Q: What other projects does Cisō have in store?
A: I have now the next collection which I’m gonna launch in March or April. I’m going to New York in February and then I’m going to Scotland and I’m gonna spend like a month away from here, so I don’t wanna make plans that much.

I want to spread Cisō around, I wanna have it in every corner if I can get it, so people get used to the pieces and try them and love them. Now, my project is not like make a lot of money because we’re just starting, but I want to spread it around, that’s what I wanna do this year, and keep growing, I have a lot to learn, I will make a lot of mistakes, but this time, I’m more like step by step. I wanna create more tutorials, sexy tales, do the interviews, because every woman inspires me with their strength and their power, and I think it’s really nice to know each other, you know? I saw a quote… It was saying something like besides every strong woman is 100 other strong women, because we’re like a team.

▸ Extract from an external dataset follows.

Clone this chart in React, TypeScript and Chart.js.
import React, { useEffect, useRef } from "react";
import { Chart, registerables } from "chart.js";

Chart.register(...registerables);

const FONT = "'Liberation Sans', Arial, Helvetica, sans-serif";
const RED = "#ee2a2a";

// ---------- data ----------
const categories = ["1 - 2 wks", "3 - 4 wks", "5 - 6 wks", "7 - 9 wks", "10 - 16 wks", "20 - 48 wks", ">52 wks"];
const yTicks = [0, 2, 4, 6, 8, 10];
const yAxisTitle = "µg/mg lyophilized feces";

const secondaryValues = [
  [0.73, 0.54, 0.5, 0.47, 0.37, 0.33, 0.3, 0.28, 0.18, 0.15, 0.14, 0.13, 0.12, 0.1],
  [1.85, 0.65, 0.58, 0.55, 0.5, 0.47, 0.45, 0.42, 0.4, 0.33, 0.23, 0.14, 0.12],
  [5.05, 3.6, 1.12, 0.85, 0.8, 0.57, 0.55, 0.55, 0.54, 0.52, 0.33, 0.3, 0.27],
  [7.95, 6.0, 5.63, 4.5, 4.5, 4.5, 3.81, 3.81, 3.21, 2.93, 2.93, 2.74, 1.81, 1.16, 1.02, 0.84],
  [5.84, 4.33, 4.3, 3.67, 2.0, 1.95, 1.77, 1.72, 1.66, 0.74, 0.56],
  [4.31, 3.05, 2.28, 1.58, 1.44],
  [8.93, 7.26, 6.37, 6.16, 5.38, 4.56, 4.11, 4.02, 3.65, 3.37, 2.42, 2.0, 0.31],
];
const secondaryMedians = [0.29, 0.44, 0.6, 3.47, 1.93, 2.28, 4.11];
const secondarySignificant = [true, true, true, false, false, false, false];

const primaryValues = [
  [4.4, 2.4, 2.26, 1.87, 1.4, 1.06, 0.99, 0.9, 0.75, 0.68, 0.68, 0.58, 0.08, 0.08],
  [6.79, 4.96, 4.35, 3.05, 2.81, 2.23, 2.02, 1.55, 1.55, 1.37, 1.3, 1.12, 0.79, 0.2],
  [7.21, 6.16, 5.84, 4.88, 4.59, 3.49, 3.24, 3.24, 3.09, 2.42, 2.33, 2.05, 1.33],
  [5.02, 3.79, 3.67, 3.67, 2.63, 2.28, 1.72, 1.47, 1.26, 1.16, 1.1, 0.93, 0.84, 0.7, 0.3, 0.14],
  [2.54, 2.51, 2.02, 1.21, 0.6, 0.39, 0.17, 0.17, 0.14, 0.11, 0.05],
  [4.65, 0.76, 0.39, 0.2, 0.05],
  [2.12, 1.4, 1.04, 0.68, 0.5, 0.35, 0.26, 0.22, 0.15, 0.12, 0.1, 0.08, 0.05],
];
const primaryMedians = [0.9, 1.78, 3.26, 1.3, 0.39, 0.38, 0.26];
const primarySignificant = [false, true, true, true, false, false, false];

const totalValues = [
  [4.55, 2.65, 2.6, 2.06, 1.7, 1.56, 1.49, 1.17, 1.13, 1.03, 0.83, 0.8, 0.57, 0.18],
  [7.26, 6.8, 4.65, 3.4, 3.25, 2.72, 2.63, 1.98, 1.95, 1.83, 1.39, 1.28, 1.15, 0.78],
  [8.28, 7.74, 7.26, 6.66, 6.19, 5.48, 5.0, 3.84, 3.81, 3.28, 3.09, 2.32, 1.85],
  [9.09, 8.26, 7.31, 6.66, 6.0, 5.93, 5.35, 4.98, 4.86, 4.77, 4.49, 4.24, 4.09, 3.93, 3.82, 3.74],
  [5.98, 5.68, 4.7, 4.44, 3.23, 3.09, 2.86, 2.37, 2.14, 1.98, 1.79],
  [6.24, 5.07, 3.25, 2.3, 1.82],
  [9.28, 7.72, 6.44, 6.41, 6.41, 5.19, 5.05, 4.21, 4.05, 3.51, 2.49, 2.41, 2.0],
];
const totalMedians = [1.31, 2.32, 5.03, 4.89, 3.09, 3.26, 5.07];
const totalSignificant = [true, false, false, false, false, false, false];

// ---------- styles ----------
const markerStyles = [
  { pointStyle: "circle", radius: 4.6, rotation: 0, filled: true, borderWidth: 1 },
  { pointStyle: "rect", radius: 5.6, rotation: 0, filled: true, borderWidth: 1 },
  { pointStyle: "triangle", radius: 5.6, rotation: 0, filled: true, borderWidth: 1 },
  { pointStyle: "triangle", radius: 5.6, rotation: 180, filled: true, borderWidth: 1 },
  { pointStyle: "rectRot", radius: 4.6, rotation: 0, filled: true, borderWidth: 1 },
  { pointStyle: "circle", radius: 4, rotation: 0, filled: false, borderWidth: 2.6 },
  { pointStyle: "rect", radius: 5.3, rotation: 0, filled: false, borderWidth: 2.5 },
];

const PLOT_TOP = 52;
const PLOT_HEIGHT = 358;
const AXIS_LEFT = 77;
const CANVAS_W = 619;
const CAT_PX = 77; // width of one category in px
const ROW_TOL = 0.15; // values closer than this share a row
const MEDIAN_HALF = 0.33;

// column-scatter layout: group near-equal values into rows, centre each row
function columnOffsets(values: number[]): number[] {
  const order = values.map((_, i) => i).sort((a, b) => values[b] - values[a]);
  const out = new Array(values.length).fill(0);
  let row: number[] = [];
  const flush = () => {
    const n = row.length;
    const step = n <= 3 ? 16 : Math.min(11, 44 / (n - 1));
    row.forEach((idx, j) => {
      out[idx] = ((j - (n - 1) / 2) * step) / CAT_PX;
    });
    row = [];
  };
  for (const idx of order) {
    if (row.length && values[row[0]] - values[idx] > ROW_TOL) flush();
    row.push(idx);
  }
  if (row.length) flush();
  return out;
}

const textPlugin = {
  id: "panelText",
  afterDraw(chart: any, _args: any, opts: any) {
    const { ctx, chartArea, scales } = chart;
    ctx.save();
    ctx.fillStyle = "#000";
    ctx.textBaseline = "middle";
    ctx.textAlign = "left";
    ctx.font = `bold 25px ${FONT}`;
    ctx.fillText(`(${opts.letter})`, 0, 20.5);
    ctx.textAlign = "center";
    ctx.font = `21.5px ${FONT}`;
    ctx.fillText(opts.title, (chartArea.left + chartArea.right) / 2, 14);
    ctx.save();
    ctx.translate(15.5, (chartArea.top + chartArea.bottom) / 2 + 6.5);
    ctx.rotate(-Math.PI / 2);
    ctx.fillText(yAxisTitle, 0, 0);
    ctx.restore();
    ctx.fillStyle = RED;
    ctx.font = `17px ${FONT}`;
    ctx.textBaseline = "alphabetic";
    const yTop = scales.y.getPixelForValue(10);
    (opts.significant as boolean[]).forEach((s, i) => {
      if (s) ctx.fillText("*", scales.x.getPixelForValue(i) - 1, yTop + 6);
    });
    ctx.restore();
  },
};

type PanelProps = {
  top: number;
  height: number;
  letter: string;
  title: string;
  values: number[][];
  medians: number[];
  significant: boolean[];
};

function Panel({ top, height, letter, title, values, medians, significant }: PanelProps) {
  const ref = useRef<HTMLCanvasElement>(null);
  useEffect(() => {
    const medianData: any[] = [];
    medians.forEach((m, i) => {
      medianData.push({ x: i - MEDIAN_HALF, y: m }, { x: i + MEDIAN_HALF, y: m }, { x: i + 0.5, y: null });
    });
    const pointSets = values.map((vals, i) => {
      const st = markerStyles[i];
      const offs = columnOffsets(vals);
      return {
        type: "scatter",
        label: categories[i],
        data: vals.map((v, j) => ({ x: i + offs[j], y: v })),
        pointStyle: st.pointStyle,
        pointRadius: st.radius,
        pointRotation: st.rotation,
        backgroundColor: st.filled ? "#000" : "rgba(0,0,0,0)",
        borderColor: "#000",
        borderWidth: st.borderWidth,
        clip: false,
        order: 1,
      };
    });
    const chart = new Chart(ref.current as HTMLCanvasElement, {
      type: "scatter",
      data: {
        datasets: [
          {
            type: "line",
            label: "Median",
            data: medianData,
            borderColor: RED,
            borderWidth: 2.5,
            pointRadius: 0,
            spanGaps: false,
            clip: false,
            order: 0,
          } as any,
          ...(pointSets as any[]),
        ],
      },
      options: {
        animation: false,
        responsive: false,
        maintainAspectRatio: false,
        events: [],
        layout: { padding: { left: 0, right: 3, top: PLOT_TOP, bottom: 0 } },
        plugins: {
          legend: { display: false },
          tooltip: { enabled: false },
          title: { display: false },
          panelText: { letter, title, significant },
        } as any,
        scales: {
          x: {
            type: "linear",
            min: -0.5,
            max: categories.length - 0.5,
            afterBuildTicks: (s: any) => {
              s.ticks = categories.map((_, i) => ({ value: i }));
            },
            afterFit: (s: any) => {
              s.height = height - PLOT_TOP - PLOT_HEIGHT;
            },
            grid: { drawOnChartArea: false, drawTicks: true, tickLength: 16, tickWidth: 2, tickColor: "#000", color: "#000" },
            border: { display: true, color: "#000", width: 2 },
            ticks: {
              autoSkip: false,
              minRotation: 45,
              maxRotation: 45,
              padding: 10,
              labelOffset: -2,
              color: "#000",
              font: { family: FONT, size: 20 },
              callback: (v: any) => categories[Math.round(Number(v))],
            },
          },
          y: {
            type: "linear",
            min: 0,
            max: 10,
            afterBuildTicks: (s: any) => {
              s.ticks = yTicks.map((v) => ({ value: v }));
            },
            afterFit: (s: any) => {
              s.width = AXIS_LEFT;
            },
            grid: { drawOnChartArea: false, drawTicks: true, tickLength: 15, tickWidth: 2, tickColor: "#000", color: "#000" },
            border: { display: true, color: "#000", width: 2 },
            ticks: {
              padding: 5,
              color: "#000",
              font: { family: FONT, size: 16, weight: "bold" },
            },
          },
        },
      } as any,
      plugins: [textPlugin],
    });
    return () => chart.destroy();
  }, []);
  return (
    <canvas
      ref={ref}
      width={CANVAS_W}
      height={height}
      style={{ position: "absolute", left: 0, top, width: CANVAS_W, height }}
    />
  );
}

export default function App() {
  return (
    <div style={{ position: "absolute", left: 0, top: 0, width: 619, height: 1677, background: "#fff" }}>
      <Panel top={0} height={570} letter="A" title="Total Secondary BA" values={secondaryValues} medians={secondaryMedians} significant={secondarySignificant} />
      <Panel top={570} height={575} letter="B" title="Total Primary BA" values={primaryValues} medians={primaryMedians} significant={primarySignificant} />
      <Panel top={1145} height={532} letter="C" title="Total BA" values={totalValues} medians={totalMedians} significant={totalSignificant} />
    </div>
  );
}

Q: What’s your biggest dream for Cisō and where do you see it in ten years?
A: I wanna have success, of course, financially, with concept, and everything. I hope that I can put this freedom on women’s minds, you have to know your body, you have to get used to it, know your body changes, and whatever. And so with that, I wanted to create this, and I wanna be all around, I wanna really have my “kingdom”, you know? Now, I have small stores. One day, I wanna build a nice company.